Die Monitorisierung der Kunst - die Degradierung des Kunstbetrachters zum geplanten Inventar, angenabelt und abgestöpselt glotzt der Mensch und sucht den Sinn.

Die Globalisierung greift, die Produktionsmittel werden billig - jeder kann sich eine Video-Kamera kaufen oder leihen und dann meint er, das Gezitter und Gezappel sei was.

Ich kann es nicht mehr sehen!
Ich sehne mich nach Ulrike Rosenbach's oder Klaus vom Bruchs Video-Kunst.

Kunst verschwindet auch dann, wenn die Kunstproduzenten ihre Arbeit nicht mehr ernst nehmen und vermeinen, den Start-Aufnahme-Knopf drücken zu können - das wäre es schon.

Und was bringt es, wenn mir der Begleittext erklärt, daß die Video-Fahrt durch politisch besonders sensibles Gebiet führt, nämlich durch einen Stadtteil Jerusalems, wo einiges passiert? Da fahren doch ständig Autos durch die Gegend, das ändert doch die Geschichte nicht (es sei denn, im Auto ist eine Bombe - aber auch das wäre jenseits der Kunst...).

Einige Künstler sollten, ja müssen hier genannt werden, denn zwischen den Kabeln und hinter den Stellwänden voller Belehrungen waren natürlich auch wirkliche Perlen zu entdecken:

William Kentridge aus Südafrika zeigte den gezeichneten Film History of the Main Complaint, einen Film, der mit sparsamen Mitteln eine außergewöhnlich dichte und bedrückende Athmosphäre schafft. Diese Bilder werde ich so schnell nicht vergessen können.

Nancy Spero's Werke, eine Mischung aus Malerei, Zeichnung, Collage, mechanischen Bildern und Texten, waren schwer zu finden: unspektakulär gehängt an der Längswand einer großen Halle, traf man hier auf Bilder, die Gewalt, Männerherrschaft und Krieg aus einer feministischen Sicht aufzeigten und die sich ins Gedächtnis brannten.
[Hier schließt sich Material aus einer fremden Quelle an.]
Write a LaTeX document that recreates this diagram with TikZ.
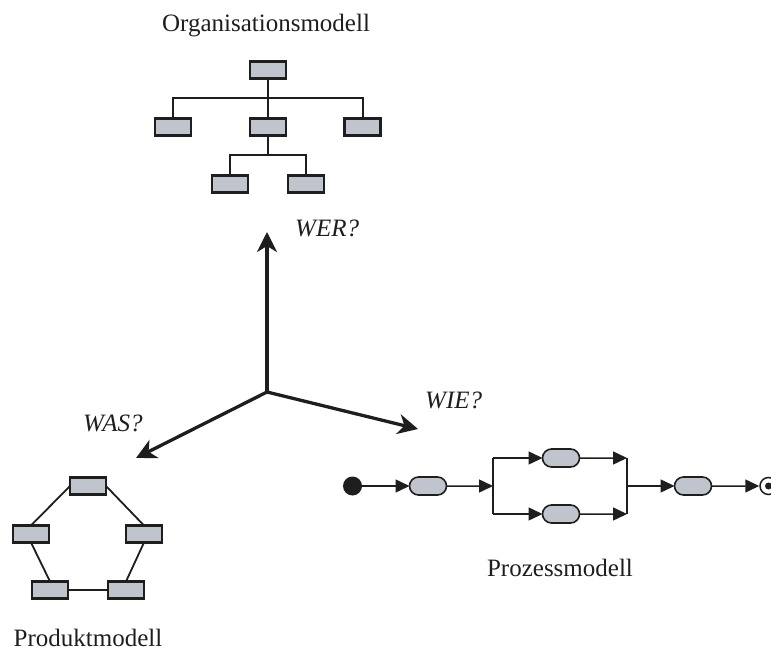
\documentclass[tikz,border=0pt]{standalone}
\usepackage{fontspec}
\setmainfont{Liberation Serif}
\usetikzlibrary{arrows.meta,shapes.misc}
\definecolor{boxfill}{RGB}{192,196,204}
\definecolor{ink}{RGB}{30,30,30}
\begin{document}
\begin{tikzpicture}[x=1pt,y=-1pt,
  box/.style={draw=ink, line width=2.4pt, fill=boxfill, minimum width=36pt,
    minimum height=17pt, inner sep=0pt, outer sep=0pt},
  pill/.style={rounded rectangle, draw=ink, line width=1.6pt, fill=boxfill,
    minimum width=37pt, minimum height=18pt, inner sep=0pt, outer sep=0pt},
  link/.style={draw=ink, line width=2pt},
  plink/.style={draw=ink, line width=1.8pt},
  bar/.style={draw=ink, line width=1.5pt},
  flow/.style={draw=ink, line width=1.5pt, -{Triangle[length=14pt,width=13pt]}},
  axis/.style={draw=ink, line width=3.3pt, -{Stealth[length=20pt,width=20pt,inset=6pt]}},
  caption/.style={font=\fontsize{25}{28}\selectfont, text=ink, inner sep=0pt, anchor=base},
  question/.style={caption, font=\fontsize{25}{28}\selectfont\itshape, anchor=base west}]
\useasboundingbox (0,0) rectangle (771,652);

% organisation chart
\node[caption] (torg) at (266,32) {Organisationsmodell};
\node[box] (o0) at (268,70) {};
\node[box] (o1) at (173,127) {};
\node[box] (o2) at (268,127) {};
\node[box] (o3) at (362.5,127) {};
\node[box] (o4) at (230,184) {};
\node[box] (o5) at (306,184) {};
\coordinate (b1) at (268,98);
\coordinate (b2) at (268,155);
\draw[link] (o0.south) -- (o2.north);
\draw[link] (o1.north) |- (b1) -| (o3.north);
\draw[link] (o2.south) -- (b2);
\draw[link] (o4.north) |- (b2) -| (o5.north);

% three axes
\coordinate (O) at (267,392);
\coordinate (wer) at (267,232);
\coordinate (wie) at (418,429);
\coordinate (was) at (136,458);
\draw[axis] (O) -- (wer);
\draw[axis] (O) -- (wie);
\draw[axis] (O) -- (was);
\node[question] (qwer) at (295,237) {WER?};
\node[question] (qwas) at (83,431) {WAS?};
\node[question] (qwie) at (425,408) {WIE?};

% product model (ring of parts)
\node[box] (p1) at (88,486) {};
\node[box] (p2) at (31,534) {};
\node[box] (p3) at (144,534) {};
\node[box] (p4) at (50,590) {};
\node[box] (p5) at (126,590) {};
\draw[plink] (p1.west) -- (p2.north);
\draw[plink] (p1.east) -- (p3.north);
\draw[plink] (p2.south) -- (p4.north);
\draw[plink] (p3.south) -- (p5.north);
\draw[plink] (p4.east) -- (p5.west);
\node[caption] (tprod) at (88,646) {Produktmodell};

% process model
\node[circle, fill=ink, minimum size=19pt, inner sep=0pt] (s) at (352.5,486) {};
\node[pill] (a1) at (428,486) {};
\node[pill] (a2) at (561,458) {};
\node[pill] (a3) at (561,514) {};
\node[pill] (a4) at (693,486) {};
\node[circle, draw=ink, line width=1.5pt, fill=white, minimum size=17pt, inner sep=0pt] (e) at (768.5,486) {};
\node[circle, fill=ink, minimum size=7pt, inner sep=0pt] (ed) at (e.center) {};
\coordinate (f0) at (493,486);
\coordinate (f1) at (493,458);
\coordinate (f2) at (493,514);
\coordinate (j0) at (627,486);
\coordinate (j1) at (627,458);
\coordinate (j2) at (627,514);
\draw[flow] (s) -- (a1);
\draw[flow] (a1) -- (f0);
\draw[bar] (f1) -- (f2);
\draw[flow] (f1) -- (a2);
\draw[flow] (f2) -- (a3);
\draw[flow] (a2) -- (j1);
\draw[flow] (a3) -- (j2);
\draw[bar] (j1) -- (j2);
\draw[flow] (j0) -- (a4);
\draw[flow] (a4) -- (e);
\node[caption] (tproc) at (560,576) {Prozessmodell};
\end{tikzpicture}
\end{document}
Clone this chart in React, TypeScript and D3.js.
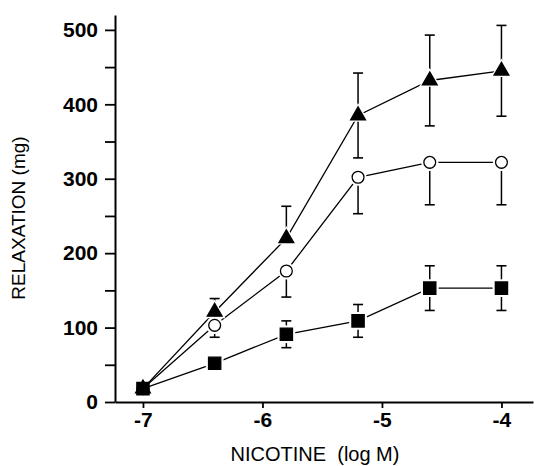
import { useEffect, useRef } from "react";
import * as d3 from "d3";

const DOSES = [-7, -6.4, -5.8, -5.2, -4.6, -4.0];

const TRI_MEAN = [18, 121, 220, 385, 432, 445];
const TRI_SE = [0, 18, 43, 57, 61, 61];
const TRI_UP = [false, true, true, true, true, true];
const TRI_DOWN = [false, false, false, true, true, true];

const CIRC_MEAN = [18, 103, 176, 302, 322, 322];
const CIRC_SE = [0, 16, 35, 49, 57, 57];
const CIRC_UP = [false, false, false, false, false, false];
const CIRC_DOWN = [false, true, true, true, true, true];

const SQ_MEAN = [18, 52, 91, 109, 153, 153];
const SQ_SE = [0, 6, 18, 22, 30, 30];
const SQ_UP = [false, true, true, true, true, true];
const SQ_DOWN = [false, false, true, true, true, true];

const X_TICKS = [-7, -6, -5, -4];
const Y_TICKS = [0, 50, 100, 150, 200, 250, 300, 350, 400, 450, 500];

const SERIES = [
  { name: "tri", mean: TRI_MEAN, se: TRI_SE, up: TRI_UP, down: TRI_DOWN, symbol: d3.symbolTriangle, size: 95, open: false },
  { name: "circ", mean: CIRC_MEAN, se: CIRC_SE, up: CIRC_UP, down: CIRC_DOWN, symbol: d3.symbolCircle, size: 110, open: true },
  { name: "sq", mean: SQ_MEAN, se: SQ_SE, up: SQ_UP, down: SQ_DOWN, symbol: d3.symbolSquare, size: 150, open: false },
];

export default function App() {
  const svgRef = useRef<SVGSVGElement | null>(null);

  useEffect(() => {
    if (!svgRef.current) return;
    const W = 534;
    const H = 466;
    const svg = d3.select(svgRef.current);
    svg.selectAll("*").remove();
    svg.attr("width", W).attr("height", H);

    const x = d3.scaleLinear().domain([-7.234, -3.736]).range([115, 533]);
    const y = d3.scaleLinear().domain([0, 520]).range([402, 15]);
    const font = "'Liberation Sans', Arial, sans-serif";

    // Axes
    svg.append("g").attr("transform", `translate(0,${y(0)})`)
      .call(d3.axisBottom(x).tickValues(X_TICKS).tickSize(6).tickSizeOuter(0).tickPadding(4)
        .tickFormat((d) => `-${Math.abs(+d)}`))
      .call(ax => ax.select(".domain").attr("stroke", "#000").attr("stroke-width", 2))
      .call(ax => ax.selectAll("line").attr("stroke", "#000").attr("stroke-width", 1.8))
      .call(ax => ax.selectAll("text").attr("font-size", 21).attr("font-weight", 700)
        .attr("font-family", font).attr("fill", "#000"));

    svg.append("g").attr("transform", `translate(${x.range()[0]},0)`)
      .call(d3.axisLeft(y).tickValues(Y_TICKS).tickSize(10).tickSizeOuter(0).tickPadding(7)
        .tickFormat((d) => (+d % 100 === 0 ? `${d}` : "")))
      .call(ax => ax.select(".domain").attr("stroke", "#000").attr("stroke-width", 2))
      .call(ax => ax.selectAll("line").attr("stroke", "#000").attr("stroke-width", 1.8))
      .call(ax => ax.selectAll("text").attr("font-size", 21).attr("font-weight", 700)
        .attr("font-family", font).attr("fill", "#000"));

    // Lines
    const line = d3.line<number>().x((_, i) => x(DOSES[i])).y((d) => y(d));
    SERIES.forEach((s) => {
      svg.append("path").datum(s.mean).attr("d", line)
        .attr("fill", "none").attr("stroke", "#000").attr("stroke-width", 1.3);
    });

    // Error bars
    SERIES.forEach((s) => {
      s.mean.forEach((m, i) => {
        const cx = x(DOSES[i]);
        const ends: number[] = [];
        if (s.up[i]) ends.push(m + s.se[i]);
        if (s.down[i]) ends.push(m - s.se[i]);
        ends.forEach((e) => {
          svg.append("line").attr("x1", cx).attr("x2", cx).attr("y1", y(m)).attr("y2", y(e))
            .attr("stroke", "#000").attr("stroke-width", 1.5);
          svg.append("line").attr("x1", cx - 5).attr("x2", cx + 5).attr("y1", y(e)).attr("y2", y(e))
            .attr("stroke", "#000").attr("stroke-width", 1.6);
        });
      });
    });

    // Halos then markers
    SERIES.forEach((s) => {
      s.mean.forEach((m, i) => {
        if (i === 0) return;
        svg.append("path")
          .attr("d", d3.symbol().type(s.symbol).size(s.size * 2.1)())
          .attr("transform", `translate(${x(DOSES[i])},${y(m)})`)
          .attr("fill", "#fff");
      });
    });
    SERIES.forEach((s) => {
      s.mean.forEach((m, i) => {
        svg.append("path")
          .attr("d", d3.symbol().type(s.symbol).size(s.size)())
          .attr("transform", `translate(${x(DOSES[i])},${y(m)})`)
          .attr("fill", s.open && i > 0 ? "#fff" : "#000")
          .attr("stroke", "#000").attr("stroke-width", 1.3);
      });
    });

    // Axis titles
    svg.append("text")
      .attr("x", 315).attr("y", 461)
      .attr("text-anchor", "middle").attr("font-size", 20).attr("font-family", font)
      .attr("fill", "#000").attr("xml:space", "preserve")
      .text("NICOTINE  (log M)");

    svg.append("text")
      .attr("transform", "rotate(-90)")
      .attr("x", -218).attr("y", 25)
      .attr("text-anchor", "middle").attr("font-size", 19).attr("font-family", font)
      .attr("fill", "#000")
      .text("RELAXATION (mg)");
  }, []);

  return (
    <div style={{ position: "absolute", left: 0, top: 0, background: "#fff" }}>
      <svg ref={svgRef} style={{ display: "block" }} />
    </div>
  );
}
Einige Kritiker nannten diese documenta eine Volkshochschul-Veranstaltung, andere unterstellen ihr eine Belegstück-pro-Theorie-Manie (sehr treffend), mir fehlt die Bilderlust, nichts ist lebendig, kein Humor, keine Freude, keine ironische Verfremdung, alles so ernst und lehrerhaft: Catherine David hat den deutschen Charakter sehr gut getroffen!

Metro-Eingang, KippenbergerAm Ende des Parcours wartet die Orangerie mit zwei besonders didaktischen Installationen auf: in einem Zirkuswagen voller drapierter Gegenstände (Pawel Althamer) sitzt ein alter polnischer Mann. Ich kann nicht umhin, dem Kurzführer folgenden Text zu entnehmen:

.. Die seltsame und dennoch normale Anwesenheit dieser Person zwingt den Besucher, die Funktion dieses Individuums zu definieren und ihm somit eine Aufmerksamkeit zukommen zu lassen, die er normalerweise nicht genießt...
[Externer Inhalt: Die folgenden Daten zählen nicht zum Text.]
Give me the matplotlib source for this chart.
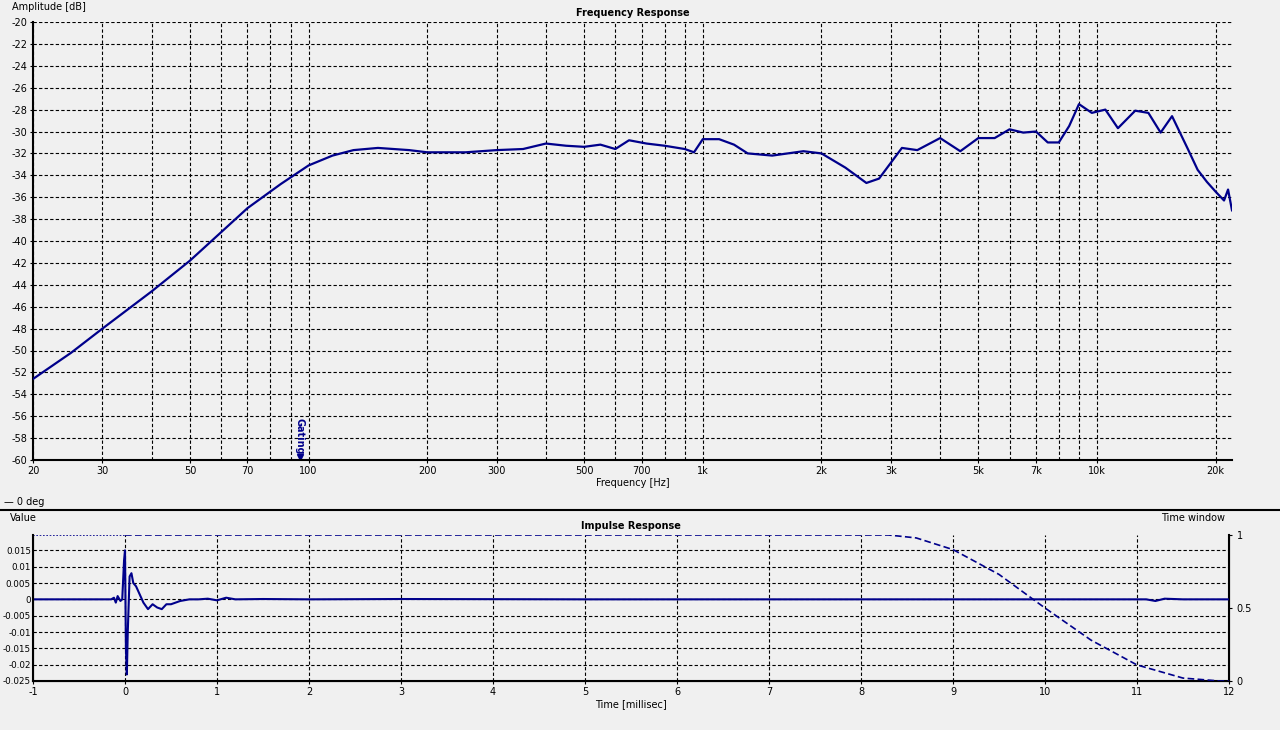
import numpy as np
import matplotlib
matplotlib.use("Agg")
import matplotlib.pyplot as plt
from matplotlib.ticker import FixedLocator, NullLocator

plt.rcParams["axes.unicode_minus"] = False

freq = [20, 25, 30, 40, 50, 60, 70, 85, 100, 115, 130, 150, 180, 200, 250, 300, 350, 400, 450, 500, 550, 600, 650, 720, 800, 900, 950, 1000, 1100, 1200, 1300, 1500, 1800, 2000, 2300, 2600, 2800, 3200, 3500, 4000, 4500, 5000, 5500, 6000, 6500, 7000, 7500, 8000, 8500, 9000, 9700, 10500, 11300, 12500, 13500, 14500, 15500, 17000, 18000, 19000, 20000, 21000, 21500, 22000]
amp = [-52.6, -50.2, -48.0, -44.6, -41.8, -39.2, -37.0, -34.8, -33.1, -32.2, -31.7, -31.5, -31.7, -31.9, -31.9, -31.7, -31.6, -31.1, -31.3, -31.4, -31.2, -31.6, -30.8, -31.1, -31.3, -31.6, -31.9, -30.7, -30.7, -31.2, -32.0, -32.2, -31.8, -32.0, -33.3, -34.7, -34.3, -31.5, -31.7, -30.6, -31.8, -30.6, -30.6, -29.8, -30.1, -30.0, -31.0, -31.0, -29.5, -27.5, -28.3, -28.0, -29.7, -28.1, -28.3, -30.1, -28.6, -31.6, -33.5, -34.6, -35.5, -36.3, -35.3, -37.2]

t_ir = [-1.0, -0.15, -0.12, -0.1, -0.08, -0.05, -0.03, -0.01, 0.0, 0.01, 0.02, 0.03, 0.05, 0.07, 0.09, 0.12, 0.16, 0.2, 0.25, 0.3, 0.35, 0.4, 0.45, 0.5, 0.6, 0.7, 0.8, 0.9, 1.0, 1.1, 1.2, 1.5, 2.0, 3.0, 5.0, 8.0, 11.1, 11.2, 11.3, 11.5, 12.0]
v_ir = [0.0, 0.0, 0.0005, -0.001, 0.001, -0.0005, 0.0, 0.012, 0.015, -0.015, -0.023, -0.01, 0.007, 0.008, 0.005, 0.004, 0.0015, -0.001, -0.003, -0.0015, -0.0025, -0.003, -0.0015, -0.0015, -0.0005, 0.0, 0.0, 0.0002, -0.0003, 0.0005, 0.0, 0.0001, 0.0, 0.0001, 0.0, 0.0, 0.0, -0.0005, 0.0002, 0.0, 0.0]

t_win = [-1.0, 8.3, 8.6, 9.0, 9.5, 10.0, 10.5, 11.0, 11.5, 11.9, 12.0]
v_win = [1.0, 1.0, 0.98, 0.9, 0.73, 0.5, 0.28, 0.11, 0.02, 0.0, 0.0]

fticks = [20, 30, 50, 70, 100, 200, 300, 500, 700, 1000, 2000, 3000, 5000, 7000, 10000, 20000]
flabels = ["20", "30", "50", "70", "100", "200", "300", "500", "700", "1k", "2k", "3k", "5k", "7k", "10k", "20k"]
ir_ticks = [0.015, 0.01, 0.005, 0, -0.005, -0.01, -0.015, -0.02, -0.025]
ir_labels = ["0.015", "0.01", "0.005", "0", "-0.005", "-0.01", "-0.015", "-0.02", "-0.025"]

BG = "#f0f0f0"
C = "#00008b"
fs = 7
fig = plt.figure(figsize=(12.8, 7.3), dpi=100, facecolor=BG)

W, H = 1280, 730
def rect(l, t, r, b):
    return [l / W, 1 - b / H, (r - l) / W, (b - t) / H]

ax = fig.add_axes(rect(33, 22, 1232, 460), facecolor=BG)
ax.set_xscale("log")
ax.set_xlim(20, 22000)
ax.set_ylim(-60, -20)
grid = [m * 10 ** e for e in range(1, 5) for m in range(1, 10) if 20 <= m * 10 ** e <= 22000]
ax.xaxis.set_major_locator(FixedLocator(fticks))
ax.set_xticklabels(flabels)
ax.xaxis.set_minor_locator(NullLocator())
ax.set_yticks(range(-60, -19, 2))
for g in grid:
    ax.axvline(g, color="black", ls=(0, (3, 2)), lw=0.8, zorder=1)
for y in range(-58, -19, 2):
    ax.axhline(y, color="black", ls=(0, (3, 2)), lw=0.8, zorder=1)
ax.plot(freq, amp, color=C, lw=1.6, zorder=3)
ax.tick_params(labelsize=fs, length=2, pad=2)
for s in ["top", "right"]:
    ax.spines[s].set_visible(False)
ax.spines["left"].set_linewidth(1.5)
ax.spines["bottom"].set_linewidth(1.5)
ax.set_title("Frequency Response", fontsize=fs, fontweight="bold", pad=4)
ax.set_xlabel("Frequency [Hz]", fontsize=fs, labelpad=2)
fig.text(12 / W, 1 - 7 / H, "Amplitude [dB]", fontsize=fs, va="center")
ax.text(95, -59.5, "Gating", rotation=270, color=C, fontsize=7, fontweight="bold", ha="center", va="bottom")
ax.plot([95], [-59.7], marker="v", color=C, ms=5, clip_on=False)

fig.text(4 / W, 1 - 502 / H, "\u2014 0 deg", fontsize=fs, va="center", color="black")
fig.add_artist(plt.Line2D([0, 1], [1 - 510 / H] * 2, color="black", lw=1.5))

bx = fig.add_axes(rect(33, 535, 1229, 681), facecolor=BG)
bx.set_xlim(-1, 12)
bx.set_ylim(-0.0245, 0.0197)
bx.set_xticks(range(-1, 13))
bx.set_yticks(ir_ticks)
bx.set_yticklabels(ir_labels)
for x in range(0, 13):
    bx.axvline(x, color="black", ls=(0, (3, 2)), lw=0.8, zorder=1)
for y in ir_ticks[:-1]:
    bx.axhline(y, color="black", ls=(0, (3, 2)), lw=0.8, zorder=1)
bx.plot(t_ir, v_ir, color=C, lw=1.5, zorder=3)
bx.tick_params(axis="x", labelsize=fs, length=2, pad=2)
bx.tick_params(axis="y", labelsize=6.3, length=1, pad=0.5)
bx.spines["top"].set_visible(False)
bx.spines["left"].set_linewidth(1.5)
bx.spines["bottom"].set_linewidth(1.5)
bx.spines["right"].set_linewidth(1.5)
bx.set_title("Impulse Response", fontsize=fs, fontweight="bold", pad=4)
bx.set_xlabel("Time [millisec]", fontsize=fs, labelpad=2)
fig.text(10 / W, 1 - 518 / H, "Value", fontsize=fs, va="center")
fig.text(1225 / W, 1 - 518 / H, "Time window", fontsize=fs, va="center", ha="right")

rx = bx.twinx()
rx.set_ylim(0, 1)
rx.set_yticks([0, 0.5, 1])
rx.set_yticklabels(["0", "0.5", "1"])
rx.tick_params(labelsize=fs, length=2)
rx.spines["top"].set_visible(False)
rx.plot(t_win[:1] + [0.0], v_win[:1] * 2, color=C, lw=1.2, ls=(0, (1, 1)))
rx.plot([0.0] + t_win[1:], [1.0] + v_win[1:], color=C, lw=1.2, ls=(0, (4, 2)))

fig.savefig("out.png", dpi=100, facecolor=BG)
Ich fand dies so zynisch, daß ich mir den alten Mann nicht angesehen habe. Der Schweinestall von Rosemarie Trockel und Carsten Höller allerdings erreichte sein wohl gestelltes Ziel: ihm attestiere ich eine bewußtseinsverändernde Wirkung:

ich wurde endgültig so böse, daß ich im Metro-Eingang Kippenbergers den Eingang zum Hades zu sehen vermeinte.



Ich werde diese documenta sicherlich nocheinmal besuchen und ich möchte mein Urteil über diese Ausstellung gerne revidieren, der 2. Blick bietet oft eine 2. Chance. Trotzdem bin ich der documenta jetzt schon dankbar: sie gab mir die Gelegenheit, im Kasseler Kunstverein die wunderbare Installation Ort-Raum Götternacht von Kazuo Katase zu erleben.

Und damit genug der Documenta für dieses Mal. Die Abendsonne im Hinterland versöhnte dann vollends.